* **THE PROBLEM**:
In your copy, leave out the pictures; write out all the data exactly.

* **SOURCE MATERIAL**:
++++++++++++++++++++

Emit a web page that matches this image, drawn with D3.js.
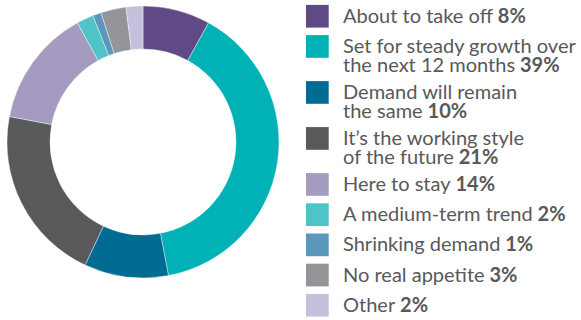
<!DOCTYPE html>
<html>
<head>
<meta charset="utf-8">
<script src="https://cdn.jsdelivr.net/npm/d3@7/dist/d3.min.js"></script>
<style>
  html, body { margin: 0; padding: 0; background: #fff; }
  svg { display: block; }
</style>
</head>
<body>
<svg id="chart" width="581" height="320"></svg>
<script>
// Survey responses: outlook for the working style
const categories = [
  "About to take off",
  "Set for steady growth over the next 12 months",
  "Demand will remain the same",
  "It\u2019s the working style of the future",
  "Here to stay",
  "A medium-term trend",
  "Shrinking demand",
  "No real appetite",
  "Other"
];
const values = [8, 39, 10, 21, 14, 2, 1, 3, 2];
// legend text, broken into lines
const legendLines = [
  ["About to take off"],
  ["Set for steady growth over", "the next 12 months"],
  ["Demand will remain", "the same"],
  ["It\u2019s the working style", "of the future"],
  ["Here to stay"],
  ["A medium-term trend"],
  ["Shrinking demand"],
  ["No real appetite"],
  ["Other"]
];
const colors = ["#604a85", "#00b1b5", "#006c94", "#58595b", "#a59bc0",
                "#4ec3c8", "#5b97bd", "#939598", "#c5c0dc"];

const data = categories.map((c, i) => ({ name: c, value: values[i], lines: legendLines[i] }));

const svg = d3.select("#chart");
const cx = 143, cy = 142, rOuter = 136, rInner = 93;

const color = d3.scaleOrdinal().domain(categories).range(colors);

const pie = d3.pie().value(d => d.value).sort(null);
const arc = d3.arc().innerRadius(rInner).outerRadius(rOuter);

svg.append("g")
  .attr("transform", `translate(${cx},${cy})`)
  .selectAll("path")
  .data(pie(data))
  .join("path")
  .attr("d", arc)
  .attr("fill", d => color(d.data.name))
  .attr("stroke", "#ffffff")
  .attr("stroke-width", 0.4);

// Legend
const fontFamily = "Lato, 'Open Sans', sans-serif";
const textColor = "#58595b";
const legendX = 306, textX = 343, sw = 22.7;
const lineH = 19.4, singleAdvance = 30.2, multiGap = 26.6;

// fit the font size so the longest line spans the legend column
const probe = svg.append("text").attr("font-family", fontFamily).attr("font-size", 20)
  .text("Set for steady growth over");
const probeW = probe.node().getComputedTextLength();
probe.remove();
const fontSize = 20 * 233 / probeW;

const legend = svg.append("g");
let baseline = 22.7;
data.forEach((d, i) => {
  const g = legend.append("g");
  g.append("rect")
    .attr("x", legendX).attr("y", baseline - 17.8)
    .attr("width", sw).attr("height", sw)
    .attr("fill", color(d.name));
  const t = g.append("text")
    .attr("font-family", fontFamily)
    .attr("font-size", fontSize)
    .attr("fill", textColor);
  d.lines.forEach((ln, j) => {
    t.append("tspan").attr("x", textX).attr("y", baseline + j * lineH).text(ln);
    if (j === d.lines.length - 1) {
      t.append("tspan").attr("font-weight", "bold").text(" " + d.value + "%");
    }
  });
  baseline += d.lines.length > 1 ? (d.lines.length - 1) * lineH + multiGap : singleAdvance;
});
</script>
</body>
</html>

++++++++++++++++++++

* **FINAL ANSWER**:
Emit a web page that matches this image, drawn with D3.js.
<!DOCTYPE html>
<html>
<head>
<meta charset="utf-8">
<script src="https://cdn.jsdelivr.net/npm/d3@7/dist/d3.min.js"></script>
<style>
  html, body { margin: 0; padding: 0; background: #fff; }
  svg { display: block; }
</style>
</head>
<body>
<svg id="chart" width="581" height="320"></svg>
<script>
// Survey responses: outlook for the working style
const categories = [
  "About to take off",
  "Set for steady growth over the next 12 months",
  "Demand will remain the same",
  "It\u2019s the working style of the future",
  "Here to stay",
  "A medium-term trend",
  "Shrinking demand",
  "No real appetite",
  "Other"
];
const values = [8, 39, 10, 21, 14, 2, 1, 3, 2];
// legend text, broken into lines
const legendLines = [
  ["About to take off"],
  ["Set for steady growth over", "the next 12 months"],
  ["Demand will remain", "the same"],
  ["It\u2019s the working style", "of the future"],
  ["Here to stay"],
  ["A medium-term trend"],
  ["Shrinking demand"],
  ["No real appetite"],
  ["Other"]
];
const colors = ["#604a85", "#00b1b5", "#006c94", "#58595b", "#a59bc0",
                "#4ec3c8", "#5b97bd", "#939598", "#c5c0dc"];

const data = categories.map((c, i) => ({ name: c, value: values[i], lines: legendLines[i] }));

const svg = d3.select("#chart");
const cx = 143, cy = 142, rOuter = 136, rInner = 93;

const color = d3.scaleOrdinal().domain(categories).range(colors);

const pie = d3.pie().value(d => d.value).sort(null);
const arc = d3.arc().innerRadius(rInner).outerRadius(rOuter);

svg.append("g")
  .attr("transform", `translate(${cx},${cy})`)
  .selectAll("path")
  .data(pie(data))
  .join("path")
  .attr("d", arc)
  .attr("fill", d => color(d.data.name))
  .attr("stroke", "#ffffff")
  .attr("stroke-width", 0.4);

// Legend
const fontFamily = "Lato, 'Open Sans', sans-serif";
const textColor = "#58595b";
const legendX = 306, textX = 343, sw = 22.7;
const lineH = 19.4, singleAdvance = 30.2, multiGap = 26.6;

// fit the font size so the longest line spans the legend column
const probe = svg.append("text").attr("font-family", fontFamily).attr("font-size", 20)
  .text("Set for steady growth over");
const probeW = probe.node().getComputedTextLength();
probe.remove();
const fontSize = 20 * 233 / probeW;

const legend = svg.append("g");
let baseline = 22.7;
data.forEach((d, i) => {
  const g = legend.append("g");
  g.append("rect")
    .attr("x", legendX).attr("y", baseline - 17.8)
    .attr("width", sw).attr("height", sw)
    .attr("fill", color(d.name));
  const t = g.append("text")
    .attr("font-family", fontFamily)
    .attr("font-size", fontSize)
    .attr("fill", textColor);
  d.lines.forEach((ln, j) => {
    t.append("tspan").attr("x", textX).attr("y", baseline + j * lineH).text(ln);
    if (j === d.lines.length - 1) {
      t.append("tspan").attr("font-weight", "bold").text(" " + d.value + "%");
    }
  });
  baseline += d.lines.length > 1 ? (d.lines.length - 1) * lineH + multiGap : singleAdvance;
});
</script>
</body>
</html>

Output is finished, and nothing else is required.